**Exercise prompt:** Set down the full listing exactly as given. Any pictures are to be left out.

**Dataset section:**
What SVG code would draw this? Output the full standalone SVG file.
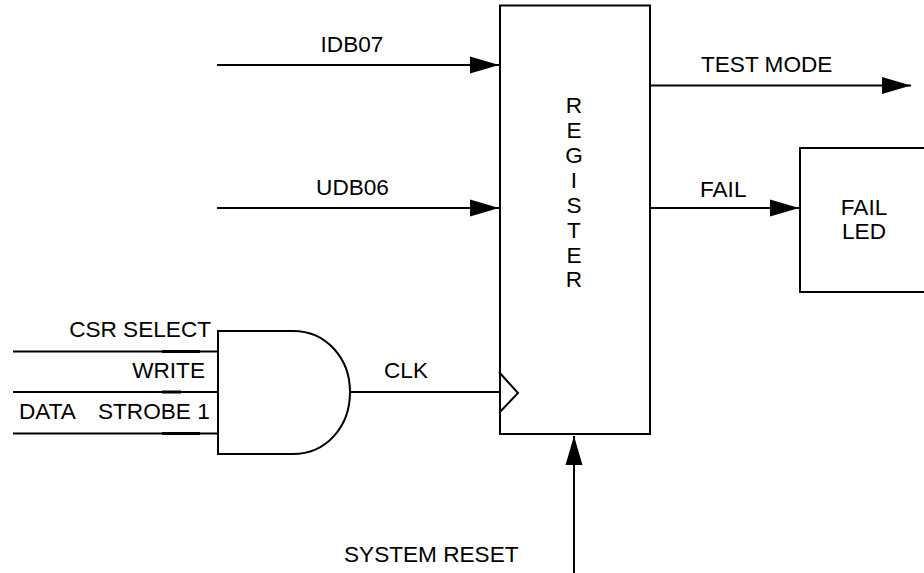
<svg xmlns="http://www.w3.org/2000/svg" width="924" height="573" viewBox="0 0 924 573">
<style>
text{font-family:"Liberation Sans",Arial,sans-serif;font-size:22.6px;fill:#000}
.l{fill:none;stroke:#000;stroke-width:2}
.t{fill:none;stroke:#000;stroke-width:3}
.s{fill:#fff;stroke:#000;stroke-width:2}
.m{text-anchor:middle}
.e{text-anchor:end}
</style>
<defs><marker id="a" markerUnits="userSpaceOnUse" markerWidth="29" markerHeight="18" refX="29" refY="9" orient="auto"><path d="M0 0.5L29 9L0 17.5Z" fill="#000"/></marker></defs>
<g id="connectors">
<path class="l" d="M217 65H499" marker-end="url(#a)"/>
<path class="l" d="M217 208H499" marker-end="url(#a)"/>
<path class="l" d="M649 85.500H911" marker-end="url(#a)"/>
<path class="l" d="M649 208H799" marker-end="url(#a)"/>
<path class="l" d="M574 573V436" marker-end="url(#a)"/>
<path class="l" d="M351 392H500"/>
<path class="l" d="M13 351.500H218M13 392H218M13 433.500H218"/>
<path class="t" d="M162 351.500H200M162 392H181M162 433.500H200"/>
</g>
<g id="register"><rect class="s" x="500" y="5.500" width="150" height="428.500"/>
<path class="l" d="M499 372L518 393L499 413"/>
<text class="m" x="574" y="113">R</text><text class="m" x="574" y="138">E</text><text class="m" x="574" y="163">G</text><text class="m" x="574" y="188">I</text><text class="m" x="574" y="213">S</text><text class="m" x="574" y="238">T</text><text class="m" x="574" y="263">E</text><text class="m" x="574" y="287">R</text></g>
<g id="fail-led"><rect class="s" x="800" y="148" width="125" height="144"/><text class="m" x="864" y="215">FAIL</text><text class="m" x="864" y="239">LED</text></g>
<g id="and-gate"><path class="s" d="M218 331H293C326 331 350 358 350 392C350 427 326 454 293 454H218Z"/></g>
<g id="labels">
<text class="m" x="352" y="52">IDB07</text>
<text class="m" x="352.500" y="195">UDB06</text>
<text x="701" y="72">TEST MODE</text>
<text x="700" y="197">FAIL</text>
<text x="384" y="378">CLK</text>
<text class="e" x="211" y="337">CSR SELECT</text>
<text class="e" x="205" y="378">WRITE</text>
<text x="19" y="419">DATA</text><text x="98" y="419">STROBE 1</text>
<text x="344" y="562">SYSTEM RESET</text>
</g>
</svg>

**Worked solution:**
What SVG code would draw this? Output the full standalone SVG file.
<svg xmlns="http://www.w3.org/2000/svg" width="924" height="573" viewBox="0 0 924 573">
<style>
text{font-family:"Liberation Sans",Arial,sans-serif;font-size:22.6px;fill:#000}
.l{fill:none;stroke:#000;stroke-width:2}
.t{fill:none;stroke:#000;stroke-width:3}
.s{fill:#fff;stroke:#000;stroke-width:2}
.m{text-anchor:middle}
.e{text-anchor:end}
</style>
<defs><marker id="a" markerUnits="userSpaceOnUse" markerWidth="29" markerHeight="18" refX="29" refY="9" orient="auto"><path d="M0 0.5L29 9L0 17.5Z" fill="#000"/></marker></defs>
<g id="connectors">
<path class="l" d="M217 65H499" marker-end="url(#a)"/>
<path class="l" d="M217 208H499" marker-end="url(#a)"/>
<path class="l" d="M649 85.500H911" marker-end="url(#a)"/>
<path class="l" d="M649 208H799" marker-end="url(#a)"/>
<path class="l" d="M574 573V436" marker-end="url(#a)"/>
<path class="l" d="M351 392H500"/>
<path class="l" d="M13 351.500H218M13 392H218M13 433.500H218"/>
<path class="t" d="M162 351.500H200M162 392H181M162 433.500H200"/>
</g>
<g id="register"><rect class="s" x="500" y="5.500" width="150" height="428.500"/>
<path class="l" d="M499 372L518 393L499 413"/>
<text class="m" x="574" y="113">R</text><text class="m" x="574" y="138">E</text><text class="m" x="574" y="163">G</text><text class="m" x="574" y="188">I</text><text class="m" x="574" y="213">S</text><text class="m" x="574" y="238">T</text><text class="m" x="574" y="263">E</text><text class="m" x="574" y="287">R</text></g>
<g id="fail-led"><rect class="s" x="800" y="148" width="125" height="144"/><text class="m" x="864" y="215">FAIL</text><text class="m" x="864" y="239">LED</text></g>
<g id="and-gate"><path class="s" d="M218 331H293C326 331 350 358 350 392C350 427 326 454 293 454H218Z"/></g>
<g id="labels">
<text class="m" x="352" y="52">IDB07</text>
<text class="m" x="352.500" y="195">UDB06</text>
<text x="701" y="72">TEST MODE</text>
<text x="700" y="197">FAIL</text>
<text x="384" y="378">CLK</text>
<text class="e" x="211" y="337">CSR SELECT</text>
<text class="e" x="205" y="378">WRITE</text>
<text x="19" y="419">DATA</text><text x="98" y="419">STROBE 1</text>
<text x="344" y="562">SYSTEM RESET</text>
</g>
</svg>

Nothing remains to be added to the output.